Ok, at this point I guess this is more a problem of wether you live in France or not. Nobody (and when I say nobody, I mean nobody) in France ever use the space separator when dealing with the web and most of the tech industry. The space separator is a beautification of numbers in case you're working with very large numbers, it is rarely used to input anything, just to display. Preventing people to input non-separated digits is like preventing them to input text without punctuation, it's weird. How are we supposed to use the Zend components for this case? The framework is already slow enough for us to add yet as many filters as we have numeric input fields. I understand that the 'standards' say this is the right way to proceed, but it's not like it's the only way of proceeding with numbers in France.

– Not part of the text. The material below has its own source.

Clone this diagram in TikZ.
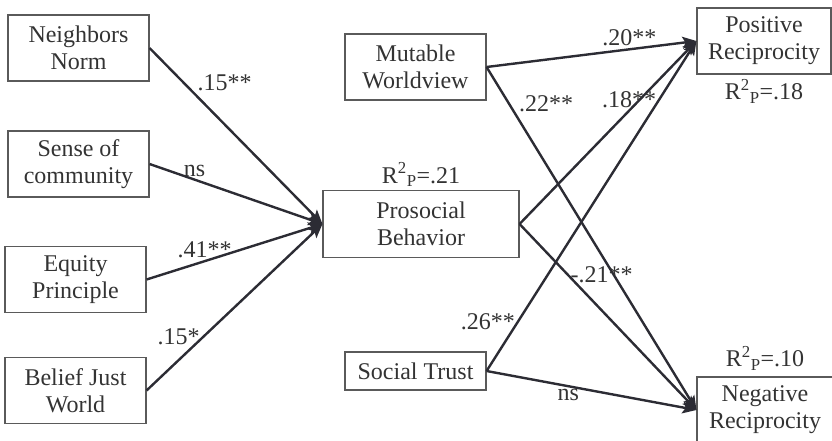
\documentclass[tikz,border=0pt]{standalone}
\usepackage{fontspec}
\setmainfont{Liberation Serif}
\usetikzlibrary{positioning,arrows.meta}
\definecolor{linegray}{HTML}{2C2C34}
\definecolor{boxgray}{HTML}{5A5A5A}
\definecolor{txtgray}{HTML}{333333}
\newcommand{\rsq}[1]{R\textsuperscript{2}\textsubscript{P}=#1}

\begin{document}
\begin{tikzpicture}[x=1pt, y=-1pt, node distance=2pt,
    box/.style={draw=boxgray, line width=1.1pt, align=center, minimum width=141pt,
      minimum height=66pt, inner sep=2pt, text=txtgray, font=\fontsize{24}{27}\selectfont},
    lbl/.style={inner sep=2pt, text=txtgray, font=\fontsize{24}{27}\selectfont},
    >={Stealth[length=14pt,width=12pt,inset=3pt]}]
  \useasboundingbox (0,0) rectangle (832,440);
      \node[box] (nn) at (78.5,48) {Neighbors\\Norm};
      \node[box] (sc) at (78.5,164) {Sense of\\community};
      \node[box] (ep) at (75.5,279.5) {Equity\\Principle};
      \node[box] (bj) at (75.5,390.5) {Belief Just\\World};
      \node[box, minimum width=196pt, minimum height=67pt] (pb) at (421,224) {Prosocial\\Behavior};
      \node[lbl] (rpb) [above=1pt of pb] {\rsq{.21}};
      \node[box] (mw) at (415.5,67) {Mutable\\Worldview};
      \node[box, minimum height=38pt] (st) at (415.5,371) {Social Trust};
      \node[box, minimum width=134pt] (pr) at (764,41) {Positive\\Reciprocity};
      \node[lbl] (rpr) [below=3pt of pr] {\rsq{.18}};
      \node[box, minimum width=136pt] (nr) at (765,410) {Negative\\Reciprocity};
      \node[lbl] (rnr) [above=4pt of nr] {\rsq{.10}};
    \begin{scope}[draw=linegray, line width=2.4pt]
    \draw [->] (nn.east) to node [lbl,pos=0.26,above right]{.15**} (pb.west);
    \draw [->] (sc.east) to node [lbl,pos=0.26,above]{ns} (pb.west);
    \draw [->] (ep.east) to node [lbl,pos=0.33,above]{.41**} (pb.west);
    \draw [->] (bj.east) to node [lbl,pos=0.32,left]{.15*} (pb.west);
    \draw [->] (mw.east) to node [lbl,pos=0.68,above]{.20**} (pr.west);
    \draw [->] (mw.east) to node [lbl,pos=0.14,above right]{.22**} (nr.west);
    \draw [->] (pb.east) to node [lbl,pos=0.62,above]{.18**} (pr.west);
    \draw [->] (pb.east) to node [lbl,pos=0.27,right]{-.21**} (nr.west);
    \draw [->] (st.east) to node [lbl,pos=0.15,left]{.26**} (pr.west);
    \draw [->] (st.east) to node [lbl,pos=0.39,below]{ns} (nr.west);
    \end{scope}
      \end{tikzpicture}
\end{document}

Thanks to someone on the Mailing List, I found we should use the 'digits' validator if we want to validate numbers without separators. As these are used 99% of the time in french, I guess we'll just use this one.

By the way, this does not mean there's no problem at all. The regular expression returned by the Locale is supposed to allow us to use no separators at all, just like we could expect.


/^[++]{0,1}[0-9]{1,3}(\ {0,1}[0-9]{3})*(\,{1}[0-9]{1,}){0,1}$/ 

If you look carefully, there's a "\ {0,1}", which means zero or one. I don't think the Locale format is the problem, and I never said so. The problem is an encoding issue (like I said in the initial report), the non-breakable space is in the Zend/Locale/Data/fr.xml line 3954 (xpath: //ldml/numbers/symbols/group), and this file is UTF-8. Validating this regex wth a preg_match() that doesn't have the unicode flag is a mistake. By the way, adding a 'u' modifier to the regex makes it work!

Reopened to check the new information

Fixed with r21349. Thanks for the detailed info.

{{Zend/Locale/Data/fr.xml}} in SVN seems to have had {{0xA0}} replaced with a normal space, but official packages everywhere (including Zend's own {{ZendFramework-1.12.0.tar.gz}} and Linux distro packages) still seem to ship with the broken version.

As a result, this bug is still very much alive and well in the wild.